Suschen findet Halt bei ihrer Westoma und ihrem Klavierspiel, mit dem sie sich selbst die Brücke zwischen Ost und West baut. Die Musik bildet in Kuczynskis Roman das übergreifende Mittel, mit dem das junge Mädchen die politische Schizophrenie zwischen Ost und West überwand. Die Musik ist Suschens Welt, in ihr kann sie aufgehen, durch sie findet sie zu sich selbst, mit ihr weitet sich ihre Seele. Wenn sie Klavier spielt, wandelt sie zwischen den Tönen, macht sie zu ihren Seelenschwestern. Suschen ist ein dauernder Quell poetischer Fantasie. Die Poesie sprudelt aus ihr heraus, ohne dass sie es als Poesie begreift – das macht sie so authentisch.

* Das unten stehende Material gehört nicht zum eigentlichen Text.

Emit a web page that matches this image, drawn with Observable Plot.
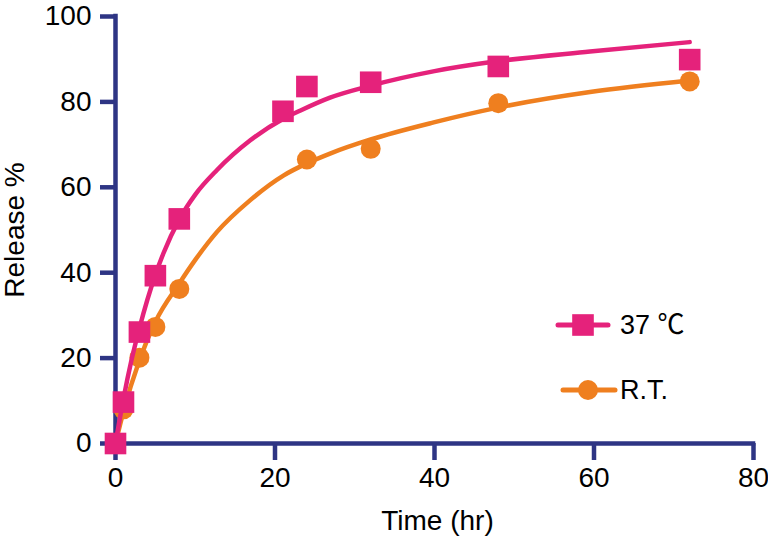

Rita Kuczynski zieht den Leser mit ihrer Erzählweise hinein in die Seelen- und Gedankenwelt der kleinen Susanne. Sie komponiert den Roman wie eine Sinfonie, bestehend aus vielen kurzen Sätzen. Sie passt sich mit ihrem Erzählrhythmus der Seelenwelt ihrer Ich-Erzählerin an. Sanfte Streicher gleiten übers Papier, wenn Suschen zu träumen beginnt, wenn sie sich ihrem Tagebuch anvertraut und sich in Gedichten versucht. Sobald der schlagende Vater ins Spiel kommt, zieht der Rhythmus an, die Worte und Sätze werden hektischer.

Ohne ihre Musik, ohne ihre Fantasie wäre Suschens Seele an den Schlägen des Vaters verhärtet. Immer wenn Gefahr von ihm droht, taucht sie tief ab in sich selbst, verwandelt das Geschrei des Vaters in rhythmische Töne und sucht sich in Gedanken das passende Klavierstück, das dem Tempo seines Gebrülls entspricht. So entkommt sie seiner »Erziehung«.

Doch eines Tages wurde Suschen endgültig der Kontakt zur Westoma verboten. Eine elterliche Entscheidung, die sie vor Verzweiflung auf die schiefe Bahn bringt: die Zehnjährige beginnt zu stehlen, in der Hoffnung, ins Gefängnis zu kommen. Denn unter keinen Umständen will sie dauerhaft nach Hause. Im Gefängnis, so glaubt sie, findet sie die Stille, die sie braucht, um ihrer Töne habhaft zu werden. Zu Hause würden die Töne durch ihren Vater nur zerschrieen werden. Doch Gott sei dank gerät Susanne an eine verständnisvolle Mitarbeiterin des Jugendamtes…

Rita Kuczynski hat mit ihrem autobiografisch gefärbten Roman die herzzerreißende Geschichte ihrer eigenen Kindheit gespiegelt, einer Kindheit, die zwischen den Systemen aufgerieben wird. Es ist der naive Blick eines jungen Mädchens auf die Gesellschaft, der die Systemspaltung ad absurdum führt. Während Helga M. Novak in der DDR zum »Vogel federlos« wurde, wuchsen der zehn Jahre jüngeren Rita Kuczynski übersinnliche Flügel, mit denen sie die Ost-West-Spaltung wie ein Vogel federleicht überwand.